▸ **Given data**

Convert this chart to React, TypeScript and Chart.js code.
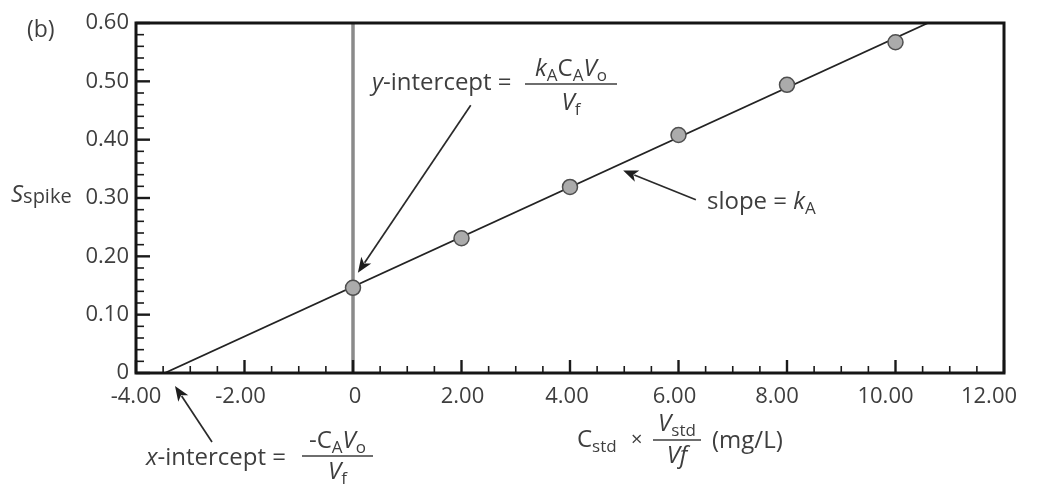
import React, { useEffect, useRef } from "react";
import { Chart, registerables } from "chart.js";

Chart.register(...registerables);

// Standard-addition measurements
const stdConc = [0, 2, 4, 6, 8, 10];
const sSpike = [0.146, 0.231, 0.319, 0.408, 0.494, 0.567];

// Least-squares line, drawn from the x-intercept to the top of the plot
const fitX = [-3.47, 10.6];
const fitY = [0, 0.6];

// Vertical reference line at x = 0
const zeroLineX = [0, 0];
const zeroLineY = [0, 0.6];

const xTicks = [-4, -2, 0, 2, 4, 6, 8, 10, 12];
const yTicks = [0, 0.1, 0.2, 0.3, 0.4, 0.5, 0.6];

const FONT = '"Open Sans", "Noto Sans", sans-serif';
const TEXT = "#3e3e3e";

// Hand-set horizontal nudges for the x tick labels (pixels)
const xLabelNudge: Record<string, number> = {
  "-4": 0, "-2": -4, "0": 2, "2": 1, "4": -3, "6": -4, "8": -10, "10": -10, "12": -15,
};

const fmt = (v: number) => (Math.abs(v) < 1e-9 ? "0" : Number(v).toFixed(2));

type Run = { t: string; i?: boolean; s?: boolean };
type Style = { base?: number; sub?: number; dy?: number };

function runFont(r: Run, st: Style) {
  const base = st.base ?? 24;
  const sub = st.sub ?? 17;
  return `${r.i ? "italic " : ""}${r.s ? sub : base}px ${FONT}`;
}

function runsWidth(ctx: CanvasRenderingContext2D, runs: Run[], st: Style = {}) {
  let w = 0;
  for (const r of runs) {
    ctx.font = runFont(r, st);
    w += ctx.measureText(r.t).width;
  }
  return w;
}

function drawRuns(ctx: CanvasRenderingContext2D, x: number, y: number, runs: Run[], st: Style = {}) {
  const dy = st.dy ?? 5;
  ctx.textAlign = "left";
  ctx.textBaseline = "alphabetic";
  for (const r of runs) {
    ctx.font = runFont(r, st);
    ctx.fillText(r.t, x, y + (r.s ? dy : 0));
    x += ctx.measureText(r.t).width;
  }
  return x;
}

function drawFraction(
  ctx: CanvasRenderingContext2D,
  x: number,
  barY: number,
  barW: number,
  num: Run[],
  numBase: number,
  den: Run[],
  denBase: number,
  st: Style = {}
) {
  const nw = runsWidth(ctx, num, st);
  const dw = runsWidth(ctx, den, st);
  drawRuns(ctx, x + (barW - nw) / 2, numBase, num, st);
  drawRuns(ctx, x + (barW - dw) / 2, denBase, den, st);
  ctx.save();
  ctx.strokeStyle = TEXT;
  ctx.lineWidth = 1.6;
  ctx.beginPath();
  ctx.moveTo(x, barY);
  ctx.lineTo(x + barW, barY);
  ctx.stroke();
  ctx.restore();
}

function arrow(ctx: CanvasRenderingContext2D, x1: number, y1: number, x2: number, y2: number) {
  const a = Math.atan2(y2 - y1, x2 - x1);
  const len = 15;
  const hw = 6;
  const bx = x2 - len * Math.cos(a);
  const by = y2 - len * Math.sin(a);
  ctx.save();
  ctx.strokeStyle = "#2a2a2a";
  ctx.fillStyle = "#1e1e1e";
  ctx.lineWidth = 1.7;
  ctx.beginPath();
  ctx.moveTo(x1, y1);
  ctx.lineTo(bx + 3 * Math.cos(a), by + 3 * Math.sin(a));
  ctx.stroke();
  ctx.beginPath();
  ctx.moveTo(x2, y2);
  ctx.lineTo(bx + hw * Math.sin(a), by - hw * Math.cos(a));
  ctx.lineTo(x2 - (len - 4) * Math.cos(a), y2 - (len - 4) * Math.sin(a));
  ctx.lineTo(bx - hw * Math.sin(a), by + hw * Math.cos(a));
  ctx.closePath();
  ctx.fill();
  ctx.restore();
}

const framePlugin = {
  id: "frameAndNotes",
  afterDraw(chart: any) {
    const { ctx, chartArea: ca, scales } = chart;
    const xs = scales.x;
    const ys = scales.y;
    ctx.save();

    // Inward minor / major ticks on the left and bottom axes
    ctx.strokeStyle = "#1a1a1a";
    for (let i = 0; i <= 30; i++) {
      const v = i * 0.02;
      const py = ys.getPixelForValue(v);
      const major = i % 5 === 0;
      ctx.lineWidth = major ? 2.4 : 1.6;
      ctx.beginPath();
      ctx.moveTo(ca.left, py);
      ctx.lineTo(ca.left + (major ? 14 : 8), py);
      ctx.stroke();
    }
    for (let i = 0; i <= 32; i++) {
      const v = -4 + i * 0.5;
      const px = xs.getPixelForValue(v);
      const major = i % 4 === 0;
      ctx.lineWidth = major ? 2.4 : 1.6;
      ctx.beginPath();
      ctx.moveTo(px, ca.bottom);
      ctx.lineTo(px, ca.bottom - (major ? 13 : 7));
      ctx.stroke();
    }

    // Plot frame
    ctx.lineWidth = 3;
    ctx.strokeStyle = "#151515";
    ctx.strokeRect(ca.left, ca.top, ca.right - ca.left, ca.bottom - ca.top);

    ctx.fillStyle = TEXT;

    // X tick labels, placed from the scale's ticks
    ctx.font = `22px ${FONT}`;
    ctx.textAlign = "center";
    ctx.textBaseline = "alphabetic";
    for (const tk of xs.ticks) {
      const nudge = xLabelNudge[String(tk.value)] ?? 0;
      ctx.fillText(fmt(tk.value), xs.getPixelForValue(tk.value) + nudge, 403);
    }

    // Panel tag
    ctx.font = `23px ${FONT}`;
    ctx.textAlign = "left";
    ctx.fillText("(b)", 27, 37);

    // Y-axis title
    drawRuns(ctx, 11, 202, [{ t: "S", i: true }, { t: "spike", s: true }], { base: 24, sub: 20, dy: 1 });

    // X-axis title
    drawRuns(ctx, 577, 447, [{ t: "C" }, { t: "std", s: true }]);
    drawRuns(ctx, 631, 446, [{ t: "×" }], { base: 20 });
    drawFraction(
      ctx,
      653,
      440,
      48,
      [{ t: "V", i: true }, { t: "std", s: true }],
      431,
      [{ t: "Vf", i: true }],
      463
    );
    drawRuns(ctx, 712, 448, [{ t: "(mg/L)" }]);

    // y-intercept note
    drawRuns(ctx, 372, 90, [{ t: "y", i: true }, { t: "-intercept =" }]);
    drawFraction(
      ctx,
      525,
      84,
      92,
      [{ t: "k", i: true }, { t: "A", s: true }, { t: "C" }, { t: "A", s: true }, { t: "V", i: true }, { t: "o", s: true }],
      76,
      [{ t: "V", i: true }, { t: "f", s: true }],
      110
    );
    arrow(ctx, xs.getPixelForValue(2.17), ys.getPixelForValue(0.459), xs.getPixelForValue(0.09), ys.getPixelForValue(0.172));

    // slope note
    drawRuns(ctx, 707, 209, [{ t: "slope = " }, { t: "k", i: true }, { t: "A", s: true }]);
    arrow(ctx, xs.getPixelForValue(6.32), ys.getPixelForValue(0.297), xs.getPixelForValue(4.98), ys.getPixelForValue(0.347));

    // x-intercept note
    drawRuns(ctx, 146, 465, [{ t: "x", i: true }, { t: "-intercept =" }]);
    drawFraction(
      ctx,
      302,
      456,
      71,
      [{ t: "-C" }, { t: "A", s: true }, { t: "V", i: true }, { t: "o", s: true }],
      448,
      [{ t: "V", i: true }, { t: "f", s: true }],
      479
    );
    arrow(ctx, 212, 442, 175, 386);

    ctx.restore();
  },
};

export default function App() {
  const ref = useRef<HTMLCanvasElement | null>(null);

  useEffect(() => {
    if (!ref.current) return;
    const chart = new Chart(ref.current, {
      type: "scatter",
      data: {
        datasets: [
          {
            label: "S_spike",
            data: stdConc.map((x, i) => ({ x, y: sSpike[i] })),
            pointRadius: 7.5,
            pointBackgroundColor: "#ababab",
            pointBorderColor: "#4f4f4f",
            pointBorderWidth: 1.5,
            showLine: false,
          },
          {
            label: "fit",
            data: fitX.map((x, i) => ({ x, y: fitY[i] })),
            showLine: true,
            borderColor: "#232323",
            borderWidth: 1.8,
            pointRadius: 0,
          },
          {
            label: "x = 0",
            data: zeroLineX.map((x, i) => ({ x, y: zeroLineY[i] })),
            showLine: true,
            borderColor: "#8a8a8a",
            borderWidth: 3.5,
            pointRadius: 0,
          },
        ],
      },
      options: {
        responsive: false,
        animation: false,
        events: [],
        layout: { padding: { left: 0, top: 23, right: 37, bottom: 0 } },
        plugins: { legend: { display: false }, tooltip: { enabled: false } },
        scales: {
          x: {
            type: "linear",
            min: -4,
            max: 12,
            afterBuildTicks: (s: any) => {
              s.ticks = xTicks.map((value) => ({ value }));
            },
            afterFit: (s: any) => {
              s.height = 112;
            },
            grid: { display: false, drawTicks: false },
            border: { display: false },
            ticks: { display: false },
          },
          y: {
            type: "linear",
            min: 0,
            max: 0.6,
            afterBuildTicks: (s: any) => {
              s.ticks = yTicks.map((value) => ({ value }));
            },
            afterFit: (s: any) => {
              s.width = 136;
            },
            grid: { display: false, drawTicks: false },
            border: { display: false },
            ticks: {
              padding: 7,
              color: TEXT,
              font: { family: FONT, size: 22 },
              autoSkip: false,
              callback: (v: any) => fmt(v),
            },
          },
        },
      },
      plugins: [framePlugin],
    });
    return () => chart.destroy();
  }, []);

  return (
    <div style={{ position: "absolute", left: 0, top: 0, width: 1041, height: 485, background: "#fff" }}>
      <canvas ref={ref} width={1041} height={485} style={{ display: "block" }} />
    </div>
  );
}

▸ **Exercise objective**
Repeat only the lines between the start of the data and the line with "const sSpike = [0.146, 0.231, 0.319, 0.408, 0.494, 0.567];", including those two lines, and skip the pictures.

▸ **Exercise answer**
Convert this chart to React, TypeScript and Chart.js code.
import React, { useEffect, useRef } from "react";
import { Chart, registerables } from "chart.js";

Chart.register(...registerables);

// Standard-addition measurements
const stdConc = [0, 2, 4, 6, 8, 10];
const sSpike = [0.146, 0.231, 0.319, 0.408, 0.494, 0.567];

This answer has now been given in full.